See, I'm officially a Jack-Leg Mechanic, or at least I am in my father's estimation, were he still alive to estimate me. I've surpassed the Tinkerer stage, being able to hold a wrench AND chew gum at the same time, and am firmly ensconced at Jack-Leg. If I keep it up I might be elevated to Shade Tree Mechanic, and if I were to go to Vo-Tech I could possibly get as far as Grease Monkey, but I really don't like engines THAT much, and I like clean hands too much.

So, I prepared. I read the instructions first (I learned that in Jack-Leg Mechanic School,) gathered my tools, and set to. And found out that I would have to drill four of the necessary six holes in my darling's frame. That hurt. BUT, it had to be done, so I can carry trailers and such, so after about an hour's worth of wearing myself out with a dull 1/2" drill bit I finally scored a sharp one, previously hidden from my questing eyes, and set the holes.

And realised another important life lesson--"There's nothing quite like red hot, razor-sharp steel shavings falling down your shirt and all over your hands and bare arms to reassure you that you are, in fact, a Jack-Leg Mechanic." After I put out the conflagaration I got the bolts settled in and tightened, used the spacers as provided and as intended, and the install went perfectly. I even stayed behind to sweep up the piles of red-hot gleaming razor-edged death steel slivers and picked up all my tools, returning them to their respective places in my shop. (That's one of the testing standards for elevation to Shade Tree level.)

And when I went to rehang the spare tire sling, I realised that Life, Itself, had gotten in my way again.

Compromise reared it's many-optioned head.

The instructions, vague as they had to be, since they covered Chevy and GMC trucks from 1962 to 1998 said something about maybe having to release the exhaust brackets (not needed on my model) and perhaps maybe having to relocate the spare tire sling entirely. Turns out that would be me. *raising hand* My prized spare tire sling, OEM equipment on every 1971 GMC Sierra 1500, as ugly as homemade soap but necessary for flats and other tire emergencies.
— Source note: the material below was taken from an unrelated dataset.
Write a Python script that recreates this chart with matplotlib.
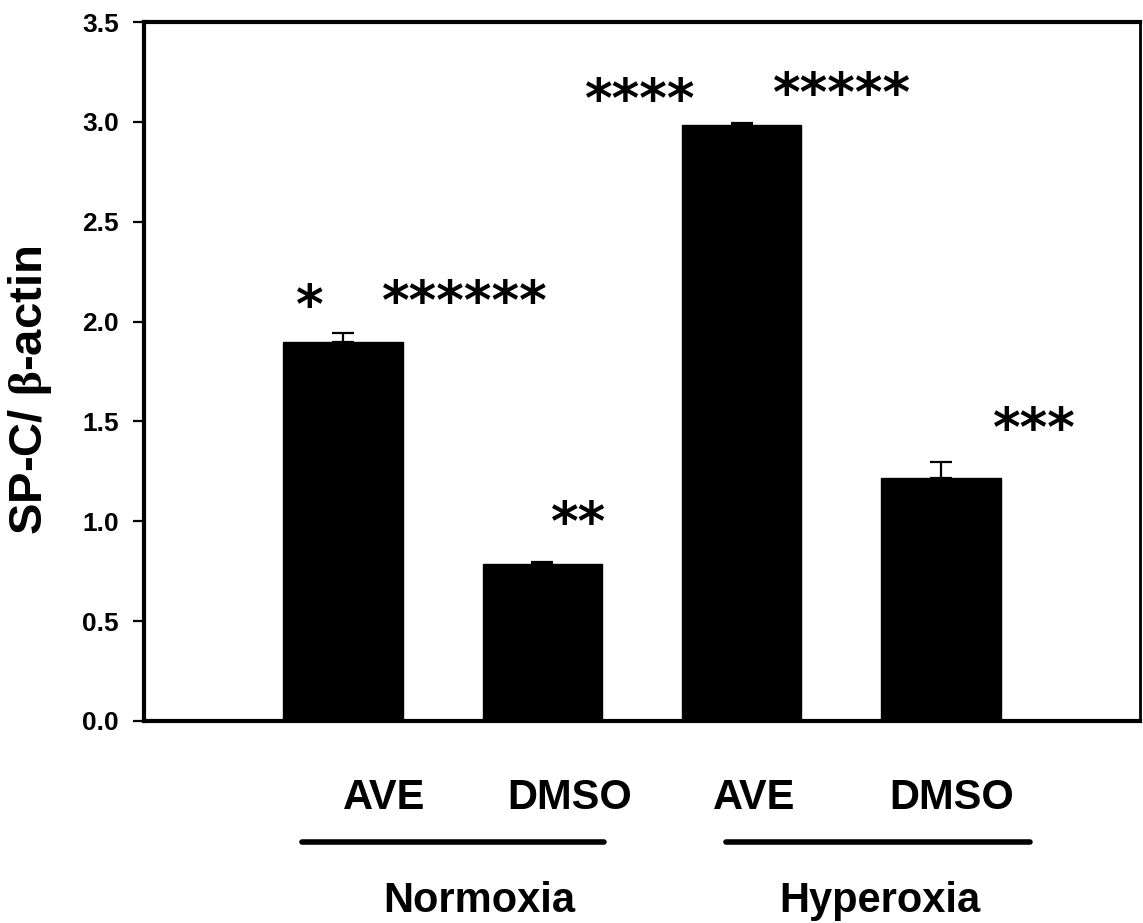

Seems the receiver takes up some space under the license plate frame that is ordinarily occupied by the spare tire's outer edge. By a good four or five inches. That's a lot, even in Jack-Leg terms.

Reinspection of the instructions told me in the vaguest, most general possible terms that I'm going to have to somehow move the sling backwards some, while avoiding mechanical hazards like the:

  • exhaust system

  • brake lines

  • driveshaft

  • rear differential

  • shock absorbers

and most anything else down there, and quite frankly they don't suggest it because U-Haul does not want to be held liable if their mechanic messes something up and if you're doing it yourself and are rated as anything less than a "Mr. Goodwrench SAE Gold Level" you shouldn't even be under your truck, let alone working with their equipment.

So, compromise. I've left the sling in place, bolted up tight underneath the bed because 1) I bought the damned OEM thing and 2) one of it's bolts is now an integral part of the receiver's attachment to the frame, and I guess I'm going to have to sign up with AAA Road Service or carry my spare sort of casually tossed in the bed (minus fifteen Cool Points right there.)

Ah, Life and Antique Vehicle Restoration. Always about the compromise.


Nancy Dancehall said...

Oh! Ah! Oooph! Ouch! Yipes! %*#@!

A little hot-metal sympathy there.

My ideal vehicle is a 1937 Chevy Pickup. Though a '38 Chevy pickup street rod would do me just fine too. '39's fine, too.

Swing low sweet chariot? Mine's a pickup for Olympus.

Irrelephant said...

I think the cussing was more accurate last night. *lol* I started with a few eye-opening in surprises and then went straight for the cussing. Those things HURT! *lol*

I'd love an Old old truck, but I've learned very quickly that any sort of major restoration has to involve a few things:

and more money

And the older the vehicle the more money gets thrown at it. I call my truck "Rainy Day Rita" on good days, on bad days she's "My Money Sink."


I don't think that the truch was ment to have a hitch, well self respecting ladies wouldn't think of having such. Rita is the self respecting type... she deserves it.